United States District Court, D. Arizona

January 22, 2018

Larry K. Begay, Administrator of the Estate of Charles Begay, Plaintiff,
Office of Navajo and Hopi Indian Relocation, an administrative agency of the United States, Defendant.


          James A. Teilborg Senior United States District Judge

         Pending before the Court are Plaintiff's Motion for Summary Judgment (Doc. 35) and Defendants' Cross-Motion for Summary Judgment (Doc. 37). The Court now rules on the motions.[1]

         I. BACKGROUND

         On March 4, 2017, Plaintiff filed the pending Motion for Summary Judgment (Doc. 35). Defendant then filed a Response and Cross-Motion for Summary Judgment on April 3, 2017 (Doc. 37). Plaintiff filed a Response to Defendant's Cross-Motion and Reply on May 3, 2017 (Doc. 39) and Defendant filed a Reply on May 16, 2017 (Doc. 41).[2] Here, Plaintiff alleges that the Independent Hearing Officer (“IHO”) erred in denying his claim for relocation assistant benefits provided by the Navajo-Hopi Settlement Act, Pub. L. 93-531, § 12, December 22, 1974, 88 Stat. 1716 (the “Settlement Act”).

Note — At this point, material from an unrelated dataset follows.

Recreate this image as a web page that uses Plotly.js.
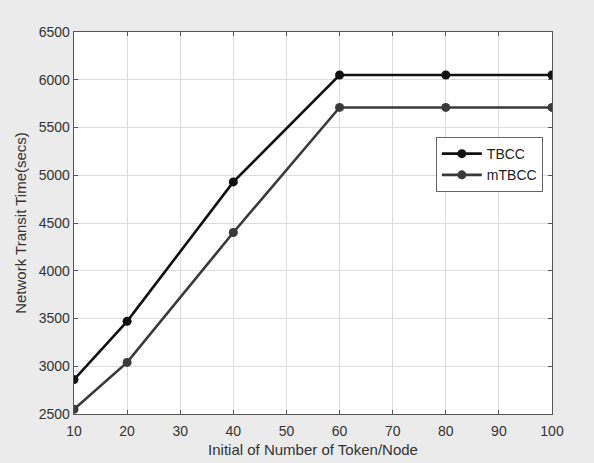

         A. The Settlement Act

         The Settlement Act attempted to resolve an inter-tribal conflict between the Hopi and Navajo Indians by authorizing a court-ordered partition of land that was then-jointly held by the two tribes. See Bedoni v. Navajo-Hopi Indian Relocation Comm'n, 878 F.2d 1119, 1121-22 (9th Cir. 1989). The Settlement Act further created the predecessor to the Office of Navajo and Hopi Indian Relocation (ONHIR) to provide services and benefits to relocate individuals who resided on land allocated to the other tribe at that time. See Laughter v. Office of Navajo & Hopi Indian Relocation, CV-16-08196-PCT-DLR, 2017 WL 2806841, at *1 (D. Ariz. June 29, 2017) (citing Id.). To be eligible for benefits under the Settlement Act, a Navajo applicant must prove that he was a legal resident of the Hopi Partitioned Land (“HPL”) as of December 22, 1974 and that he was the head of household at that time. See id. The applicant bears the burden of proving legal residence and head of household status. See id. (citing 25 C.F.R. § 700.147 (1986)).[3]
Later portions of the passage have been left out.